[START OF Source data]
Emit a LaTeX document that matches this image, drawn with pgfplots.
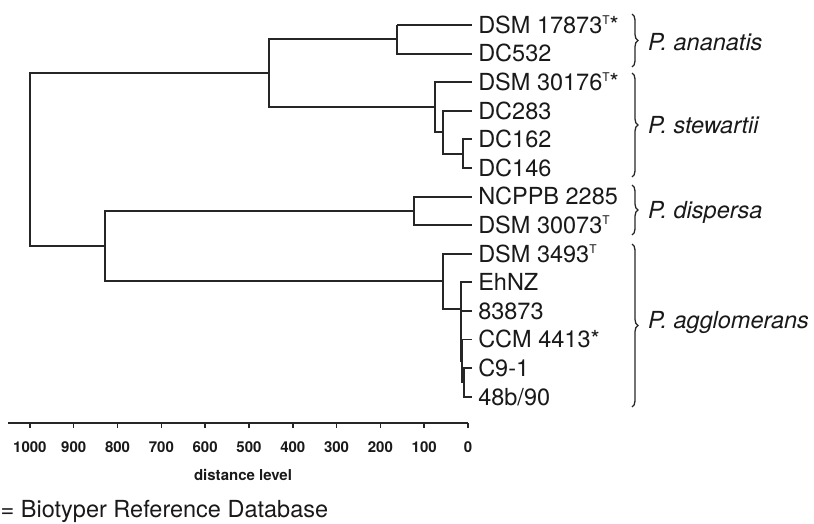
\documentclass[border=0pt]{standalone}
\usepackage{pgfplots}
\pgfplotsset{compat=1.18}
\usepackage{fontspec}
\setmainfont{TeX Gyre Heros}
\usetikzlibrary{decorations.pathreplacing}
\tikzset{leaf/.style={anchor=base west, inner sep=0pt, yshift=-8.4pt, font=\fontsize{23.5}{28}\selectfont, text=black!90}}
\newcommand{\supT}{\raisebox{8.6pt}{\fontsize{12}{12}\selectfont T}}
\begin{document}
\begin{tikzpicture}[x=1pt,y=1pt]
\path[use as bounding box] (0,0) rectangle (814,-523);
\begin{axis}[
  at={(8pt,-423pt)}, anchor=south west,
  scale only axis, width=460pt, height=412.3pt,
  xmin=-1050, xmax=0, ymin=-14.92, ymax=-0.5,
  clip=false,
  axis x line=bottom, axis y line=none,
  axis line style={-, line width=1.9pt, black!85},
  xtick={-1000,-900,-800,-700,-600,-500,-400,-300,-200,-100,0},
  xticklabels={1000,900,800,700,600,500,400,300,200,100,0},
  tick align=outside, major tick length=5pt,
  tick style={line width=1.5pt, black!85},
  xticklabel style={font=\fontsize{15}{18}\selectfont\bfseries, anchor=base, yshift=-24pt, text=black!90},
  /pgf/number format/assume math mode=true,
  dend/.style={black!85, solid, line width=1.9pt, line join=miter, mark=none},
]
% dendrogram (x = -distance, y = -leaf index)
\addplot[dend, line width=1.1pt] coordinates {(8,-1) (-162,-1)};
\addplot[dend] coordinates {(-162,-1) (-162,-2) (8,-2)};
\addplot[dend] coordinates {(8,-5) (-12,-5) (-12,-6) (8,-6)};
\addplot[dend] coordinates {(8,-4) (-58,-4) (-58,-5.5) (-12,-5.5)};
\addplot[dend] coordinates {(8,-3) (-75,-3) (-75,-4.75) (-58,-4.75)};
\addplot[dend] coordinates {(-162,-1.5) (-454,-1.5) (-454,-3.875) (-75,-3.875)};
\addplot[dend] coordinates {(8,-7) (-123,-7) (-123,-8) (8,-8)};
\addplot[dend] coordinates {(8,-13) (-9,-13) (-9,-14) (8,-14)};
\addplot[dend] coordinates {(8,-12) (-13,-12) (-13,-13.5) (-9,-13.5)};
\addplot[dend] coordinates {(8,-11) (-15,-11) (-15,-12.75) (-13,-12.75)};
\addplot[dend] coordinates {(8,-10) (-17,-10) (-17,-11.875) (-15,-11.875)};
\addplot[dend] coordinates {(8,-9) (-57,-9) (-57,-10.9375) (-17,-10.9375)};
\addplot[dend] coordinates {(-123,-7.5) (-829,-7.5) (-829,-9.96875) (-57,-9.96875)};
\addplot[dend] coordinates {(-454,-2.6875) (-1000,-2.6875) (-1000,-8.734375) (-829,-8.734375)};
% leaf labels
\node[leaf] at (axis cs:23,-1) {DSM 17873\supT*};
\node[leaf] at (axis cs:23,-2) {DC532};
\node[leaf] at (axis cs:23,-3) {DSM 30176\supT*};
\node[leaf] at (axis cs:23,-4) {DC283};
\node[leaf] at (axis cs:23,-5) {DC162};
\node[leaf] at (axis cs:23,-6) {DC146};
\node[leaf] at (axis cs:23,-7) {NCPPB 2285};
\node[leaf] at (axis cs:23,-8) {DSM 30073\supT};
\node[leaf] at (axis cs:23,-9) {DSM 3493\supT};
\node[leaf] at (axis cs:23,-10) {EhNZ};
\node[leaf] at (axis cs:23,-11) {83873};
\node[leaf] at (axis cs:23,-12) {CCM 4413*};
\node[leaf] at (axis cs:23,-13) {C9-1};
\node[leaf] at (axis cs:23,-14) {48b/90};
\end{axis}
% braces
\begin{scope}[black!85, line width=1.3pt, decoration={brace, amplitude=6pt}]
\draw[decorate] (632,-14) -- (632,-67);
\draw[decorate] (632,-73) -- (632,-177);
\draw[decorate] (632,-185) -- (632,-235);
\draw[decorate] (632,-244) -- (632,-407);
\end{scope}
\begin{scope}[every node/.style={anchor=base west, inner sep=0pt, font=\fontsize{23.5}{28}\selectfont\itshape, text=black!90}]
\node at (648,-50) {P. ananatis};
\node at (648,-133) {P. stewartii};
\node at (648,-218) {P. dispersa};
\node at (648,-328) {P. agglomerans};
\end{scope}
\node[anchor=base, inner sep=0pt, font=\fontsize{15}{18}\selectfont\bfseries, text=black!90] at (243,-480.5) {distance level};
\node[anchor=base west, inner sep=0pt, font=\fontsize{23.5}{28}\selectfont, text=black!90] at (0.5,-517) {= Biotyper Reference Database};
\end{tikzpicture}
\end{document}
[END OF Source data]
* Problem: Reproduce every line above as written, skipping pictures.

* The completed task:
Emit a LaTeX document that matches this image, drawn with pgfplots.
\documentclass[border=0pt]{standalone}
\usepackage{pgfplots}
\pgfplotsset{compat=1.18}
\usepackage{fontspec}
\setmainfont{TeX Gyre Heros}
\usetikzlibrary{decorations.pathreplacing}
\tikzset{leaf/.style={anchor=base west, inner sep=0pt, yshift=-8.4pt, font=\fontsize{23.5}{28}\selectfont, text=black!90}}
\newcommand{\supT}{\raisebox{8.6pt}{\fontsize{12}{12}\selectfont T}}
\begin{document}
\begin{tikzpicture}[x=1pt,y=1pt]
\path[use as bounding box] (0,0) rectangle (814,-523);
\begin{axis}[
  at={(8pt,-423pt)}, anchor=south west,
  scale only axis, width=460pt, height=412.3pt,
  xmin=-1050, xmax=0, ymin=-14.92, ymax=-0.5,
  clip=false,
  axis x line=bottom, axis y line=none,
  axis line style={-, line width=1.9pt, black!85},
  xtick={-1000,-900,-800,-700,-600,-500,-400,-300,-200,-100,0},
  xticklabels={1000,900,800,700,600,500,400,300,200,100,0},
  tick align=outside, major tick length=5pt,
  tick style={line width=1.5pt, black!85},
  xticklabel style={font=\fontsize{15}{18}\selectfont\bfseries, anchor=base, yshift=-24pt, text=black!90},
  /pgf/number format/assume math mode=true,
  dend/.style={black!85, solid, line width=1.9pt, line join=miter, mark=none},
]
% dendrogram (x = -distance, y = -leaf index)
\addplot[dend, line width=1.1pt] coordinates {(8,-1) (-162,-1)};
\addplot[dend] coordinates {(-162,-1) (-162,-2) (8,-2)};
\addplot[dend] coordinates {(8,-5) (-12,-5) (-12,-6) (8,-6)};
\addplot[dend] coordinates {(8,-4) (-58,-4) (-58,-5.5) (-12,-5.5)};
\addplot[dend] coordinates {(8,-3) (-75,-3) (-75,-4.75) (-58,-4.75)};
\addplot[dend] coordinates {(-162,-1.5) (-454,-1.5) (-454,-3.875) (-75,-3.875)};
\addplot[dend] coordinates {(8,-7) (-123,-7) (-123,-8) (8,-8)};
\addplot[dend] coordinates {(8,-13) (-9,-13) (-9,-14) (8,-14)};
\addplot[dend] coordinates {(8,-12) (-13,-12) (-13,-13.5) (-9,-13.5)};
\addplot[dend] coordinates {(8,-11) (-15,-11) (-15,-12.75) (-13,-12.75)};
\addplot[dend] coordinates {(8,-10) (-17,-10) (-17,-11.875) (-15,-11.875)};
\addplot[dend] coordinates {(8,-9) (-57,-9) (-57,-10.9375) (-17,-10.9375)};
\addplot[dend] coordinates {(-123,-7.5) (-829,-7.5) (-829,-9.96875) (-57,-9.96875)};
\addplot[dend] coordinates {(-454,-2.6875) (-1000,-2.6875) (-1000,-8.734375) (-829,-8.734375)};
% leaf labels
\node[leaf] at (axis cs:23,-1) {DSM 17873\supT*};
\node[leaf] at (axis cs:23,-2) {DC532};
\node[leaf] at (axis cs:23,-3) {DSM 30176\supT*};
\node[leaf] at (axis cs:23,-4) {DC283};
\node[leaf] at (axis cs:23,-5) {DC162};
\node[leaf] at (axis cs:23,-6) {DC146};
\node[leaf] at (axis cs:23,-7) {NCPPB 2285};
\node[leaf] at (axis cs:23,-8) {DSM 30073\supT};
\node[leaf] at (axis cs:23,-9) {DSM 3493\supT};
\node[leaf] at (axis cs:23,-10) {EhNZ};
\node[leaf] at (axis cs:23,-11) {83873};
\node[leaf] at (axis cs:23,-12) {CCM 4413*};
\node[leaf] at (axis cs:23,-13) {C9-1};
\node[leaf] at (axis cs:23,-14) {48b/90};
\end{axis}
% braces
\begin{scope}[black!85, line width=1.3pt, decoration={brace, amplitude=6pt}]
\draw[decorate] (632,-14) -- (632,-67);
\draw[decorate] (632,-73) -- (632,-177);
\draw[decorate] (632,-185) -- (632,-235);
\draw[decorate] (632,-244) -- (632,-407);
\end{scope}
\begin{scope}[every node/.style={anchor=base west, inner sep=0pt, font=\fontsize{23.5}{28}\selectfont\itshape, text=black!90}]
\node at (648,-50) {P. ananatis};
\node at (648,-133) {P. stewartii};
\node at (648,-218) {P. dispersa};
\node at (648,-328) {P. agglomerans};
\end{scope}
\node[anchor=base, inner sep=0pt, font=\fontsize{15}{18}\selectfont\bfseries, text=black!90] at (243,-480.5) {distance level};
\node[anchor=base west, inner sep=0pt, font=\fontsize{23.5}{28}\selectfont, text=black!90] at (0.5,-517) {= Biotyper Reference Database};
\end{tikzpicture}
\end{document}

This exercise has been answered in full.